Et à mesure que l’Asie gagnera en importance économique, elle jouera également un rôle plus important sur les marchés financiers mondiaux. Cela se traduira par une plus grande inclusion dans les indices obligataires mondiaux. Il est en outre probable que cela conduise à la formation de facto d’un bloc du renminbi. En 2006, la corrélation entre la monnaie chinoise et celles des autres économies asiatiques était à peu près nulle. Elle a depuis grimpé à 20%. Au total, le bloc du RMB représente désormais un quart du PIB mondial, soit l’équivalent de la zone euro. Par ailleurs, avec la progression de l’intégration et du développement de la région asiatique, cette proportion ne devrait faire qu’augmenter7.

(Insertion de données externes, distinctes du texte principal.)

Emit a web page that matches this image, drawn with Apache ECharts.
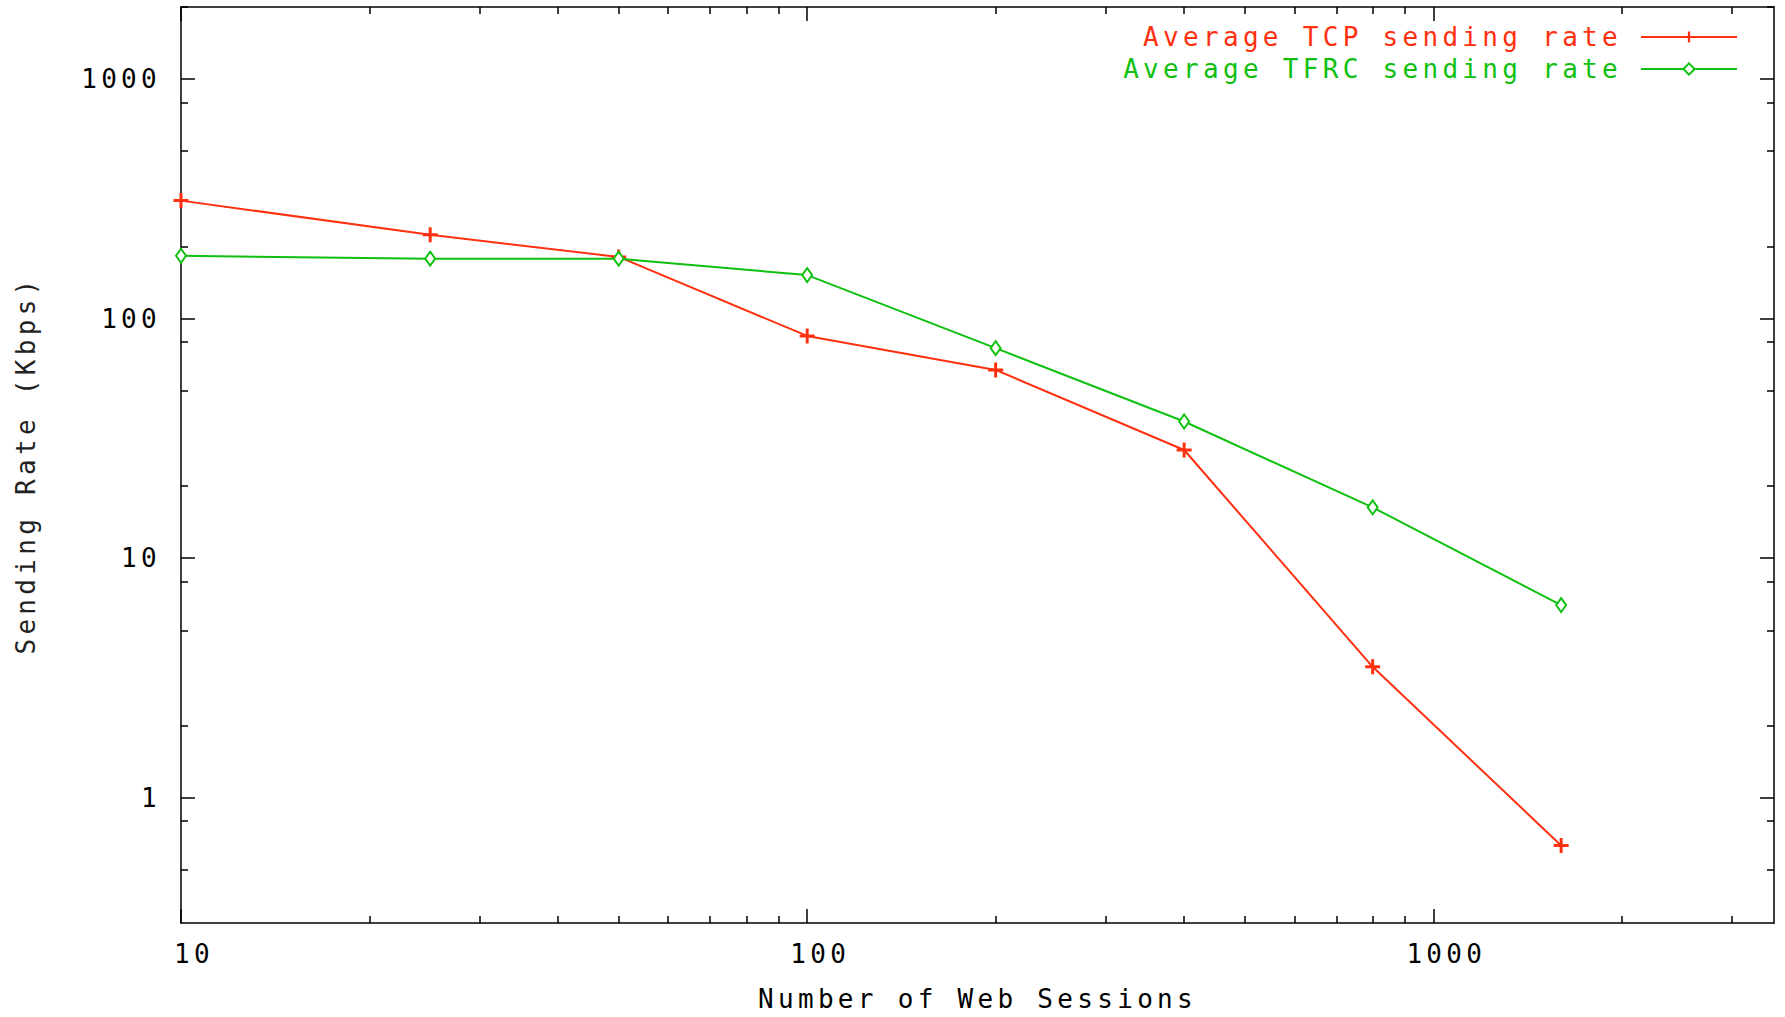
<!DOCTYPE html>
<html>
<head>
<meta charset="utf-8">
<script src="https://cdn.jsdelivr.net/npm/echarts@6/dist/echarts.min.js"></script>
<style>
  html, body { margin: 0; padding: 0; background: #fff; }
  #main { width: 1785px; height: 1017px; }
  #main svg text { letter-spacing: 4.3px; }
</style>
</head>
<body>
<div id="main"></div>
<script>
// ---- data ----
const sessions = [10, 25, 50, 100, 200, 400, 800, 1600];
const tcpRate  = [311, 224, 181, 84.7, 61.1, 28.3, 3.52, 0.632];
const tfrcRate = [183, 178, 178, 152, 75.3, 37.2, 16.3, 6.37];

const seriesNames = ['Average TCP sending rate', 'Average TFRC sending rate'];

const xMajorTicks = [10, 100, 1000];
const xMinorTicks = [20, 30, 40, 50, 60, 70, 80, 90, 200, 300, 400, 500, 600, 700, 800, 900, 2000, 3000];
const yMajorTicks = [1, 10, 100, 1000];
const yMinorTicks = [0.5, 0.8, 2, 5, 8, 20, 50, 80, 200, 500, 800, 2000];

const xRange = [10, 3500];
const yRange = [0.3, 2000];

const RED = '#ff3010';
const GREEN = '#10c010';
const FONT = 'DejaVu Sans Mono';
const FS = 26;

const chart = echarts.init(document.getElementById('main'), null, { renderer: 'svg' });

function majorAxis(base, pos, withLabels, ticks, extra) {
  return Object.assign({
    type: 'log',
    logBase: 10,
    min: base[0],
    max: base[1],
    position: pos,
    axisLine: { show: true, onZero: false, lineStyle: { color: '#000', width: 1.5 } },
    axisTick: { show: true, inside: true, length: 14, customValues: ticks, lineStyle: { color: '#000', width: 1.5 } },
    axisLabel: { show: false },
    splitLine: { show: false },
    minorTick: { show: false },
    minorSplitLine: { show: false }
  }, extra || {});
}
function minorAxis(base, pos, ticks) {
  return {
    type: 'log',
    logBase: 10,
    min: base[0],
    max: base[1],
    position: pos,
    axisLine: { show: false, onZero: false },
    axisTick: { show: true, inside: true, length: 7, customValues: ticks, lineStyle: { color: '#000', width: 1.5 } },
    axisLabel: { show: false },
    splitLine: { show: false }
  };
}

const plusPath = 'path://M4,0h2v4h4v2h-4v4h-2v-4h-4v-2h4z';

chart.setOption({
  animation: false,
  backgroundColor: '#fff',
  grid: { left: 181, right: 11, top: 7, bottom: 94, containLabel: false },
  legend: {
    orient: 'vertical',
    right: 47,
    top: 24,
    padding: 0,
    align: 'right',
    itemWidth: 96,
    itemHeight: 14,
    itemGap: 6,
    textStyle: { fontFamily: FONT, fontSize: FS, lineHeight: 26, padding: [0, 14, 0, 0] },
    data: [
      { name: seriesNames[0], textStyle: { color: RED } },
      { name: seriesNames[1], textStyle: { color: GREEN } }
    ]
  },
  xAxis: [
    majorAxis(xRange, 'bottom', true, xMajorTicks, {
      name: 'Number of Web Sessions',
      nameLocation: 'middle',
      nameGap: 63,
      nameTextStyle: { fontFamily: FONT, fontSize: FS, color: '#000' },
      axisLabel: {
        show: true, customValues: xMajorTicks,
        formatter: v => String(Math.round(v)),
        fontFamily: FONT, fontSize: FS, color: '#000',
        margin: 18, padding: [0, 0, 0, 26]
      }
    }),
    minorAxis(xRange, 'bottom', xMinorTicks),
    majorAxis(xRange, 'top', false, xMajorTicks),
    minorAxis(xRange, 'top', xMinorTicks)
  ],
  yAxis: [
    majorAxis(yRange, 'left', true, yMajorTicks, {
      name: 'Sending Rate (Kbps)',
      nameLocation: 'middle',
      nameGap: 142,
      nameTextStyle: { fontFamily: FONT, fontSize: FS, color: '#222' },
      axisLabel: {
        show: true, customValues: yMajorTicks,
        formatter: v => String(Math.round(v)),
        fontFamily: FONT, fontSize: FS, color: '#000',
        margin: 20
      }
    }),
    minorAxis(yRange, 'left', yMinorTicks),
    majorAxis(yRange, 'right', false, yMajorTicks),
    minorAxis(yRange, 'right', yMinorTicks)
  ],
  series: [
    {
      name: seriesNames[0],
      type: 'line',
      xAxisIndex: 0, yAxisIndex: 0,
      data: sessions.map((s, i) => [s, tcpRate[i]]),
      symbol: plusPath,
      symbolSize: 15,
      showAllSymbol: true,
      lineStyle: { color: RED, width: 2 },
      itemStyle: { color: RED, borderWidth: 0 },
      z: 3
    },
    {
      name: seriesNames[1],
      type: 'line',
      xAxisIndex: 0, yAxisIndex: 0,
      data: sessions.map((s, i) => [s, tfrcRate[i]]),
      symbol: 'emptyDiamond',
      symbolSize: [10, 14],
      showAllSymbol: true,
      lineStyle: { color: GREEN, width: 2 },
      itemStyle: { color: GREEN, borderColor: GREEN, borderWidth: 1.5 },
      z: 4
    }
  ]
});
</script>
</body>
</html>
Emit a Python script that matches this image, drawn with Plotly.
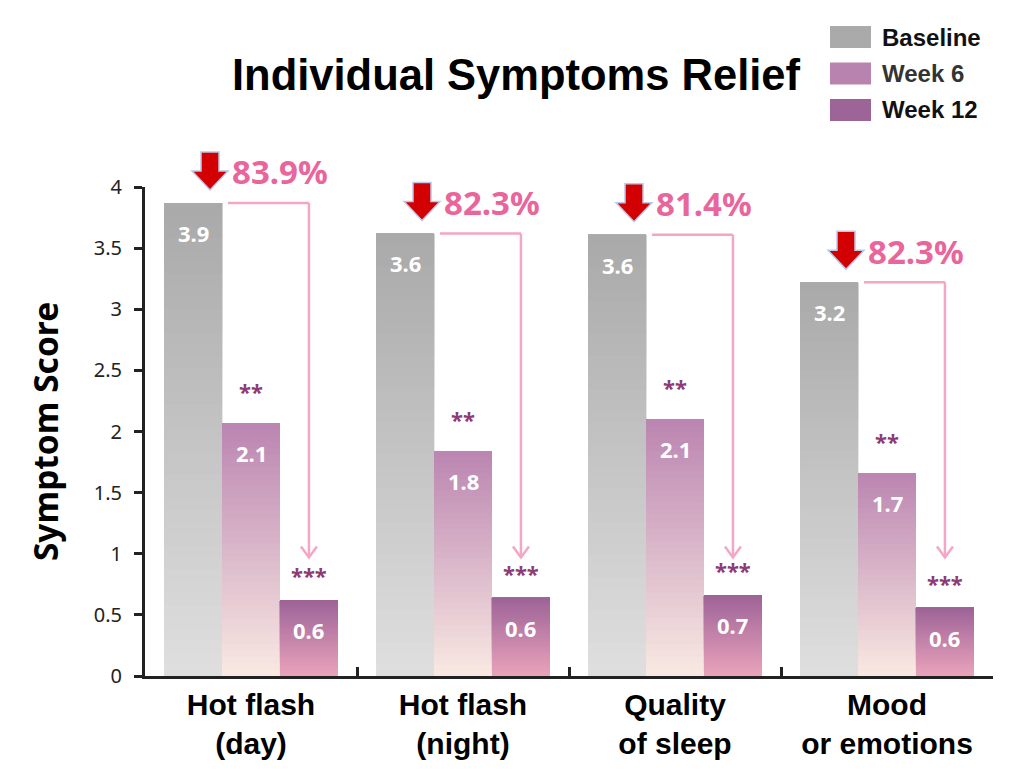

*Zone euro, Royaume-Uni, Suisse. **Canada, Australie, Nouvelle-Zélande, Norvège et Suède. Source: Pictet Asset Management, Refinitiv, CEIC. Données couvrant la période allant du 01.01.2000 au 01.01.2023.

Les craintes liées à la fin de la mondialisation sont généralement exagérées, mais, dans le cas de l’Asie, elles sont totalement déplacées. L’intégration et l’interdépendance sont de plus en plus fortes dans la région. Il y a suffisamment de différences et de complémentarités au sein des quatre blocs économiques asiatiques pour générer une croissance autonome, même en cas de stabilisation des échanges de marchandises dans d’autres régions du monde. La Covid, la hausse des taux d’intérêt ainsi que les tensions géopolitiques ont freiné les progrès de l’Asie, cependant la dynamique interne contribuera positivement à l’évolution de l’économie de la région.

[4] D’après une moyenne sur 3 ans.

[5] D’après la moyenne mondiale sur 3 ans, source Pictet Asset Management et CNUCED. Données de février 2023.

[6] Source: Pictet Asset Management, Refinitiv, CEIC. Données de janvier 2023.

[7] La zone monétaire est définie en fonction de l’élasticité du PIB de 48 économies, l’élasticité correspondant au poids de la devise de réserve dans une devise donnée (modèle de régression en deux temps selon Frankel et Wei). Source: Pictet Asset Management, CEIC, Refinitiv. Données de février 2023.